Speedrunners beat Elden Ring quicker than the average queue for Tai Hwa Pork Noodles

Speedrunners beat Elden Ring quicker than the average queue for Tai Hwa Pork Noodles
PHOTO: Facebook/ELDENRINGEU

A lot has been made about the Elden Ring since its release on Feb 25, partly because it’s supposedly the easiest of the Soulsbourne games  – in essence, the punishingly unforgiving Dark Souls and Bloodborne.

If you found Elden Ring difficult, then prepare the salt and watch as YouTuber Hazeblade rubs it in your face with a speedrun record of 24 minutes and 37 seconds, which is probably how much time it takes for co-writer George R. R. Martin to write a line for The Winds of Winter.
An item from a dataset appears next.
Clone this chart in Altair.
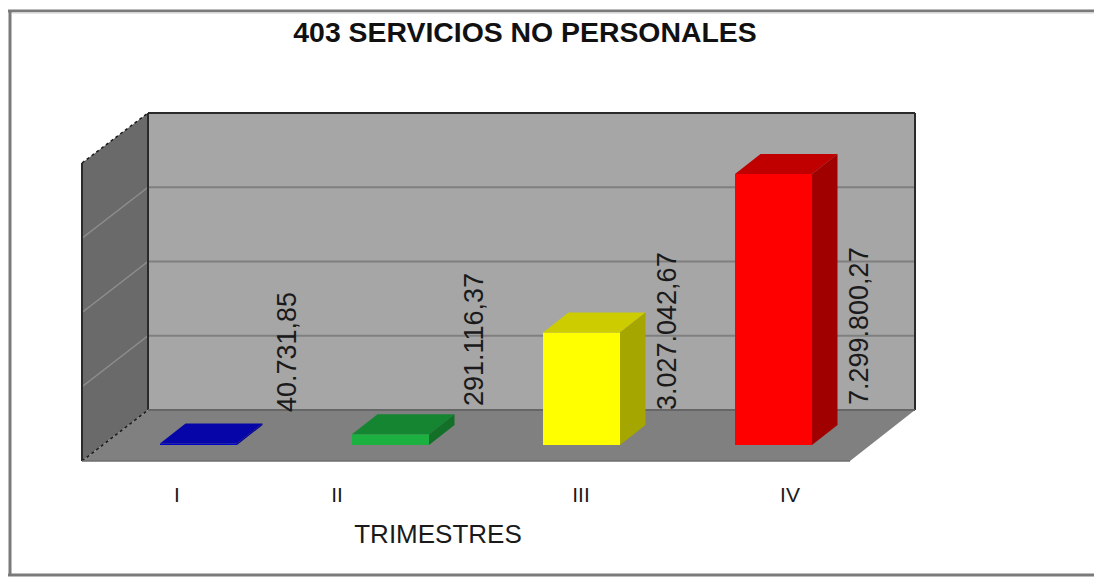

The rate at which the records are falling is nothing short of ludicrous, as originally this article was written to highlight Distortion2’s achievement of 25:29. Upon completing the run Distortion2 remarked that a sub-25-minute run is certainly possible, though he is likely not going to attempt it. That record stood an hour before Hazeblade shaved 16 seconds off the record and then finally broke the 25-minute barrier.

While the leaderboards for Elden Ring speedruns have not opened yet, it is not likely that this record will stand due to its use of a “zip glitch,” which is a teleport exploit. Without this glitch, the fastest publicly posted time is 27:24, also by Hazeblade.

This would probably be the most confusing aspect for curious onlookers – which exploits are valid and which aren’t. The recent 1.0.3 patch killed the existing speedrun meta, but it seems like for now at least, the speedrunners are sticking to the older patch to log times. But that’s another story for another day, kids.

What’s galling is that these speedrunners would often remark during their runs where they messed up, implying that there’s room to make marked improvements to the time.

They’re certainly an interesting bunch and other runners like Uhtrance has started attempting speed runs with an interesting premise, like exploiting a two-hour game returns policy by buying a game, attempting to complete it with all achievements in the game, before returning the game for a refund.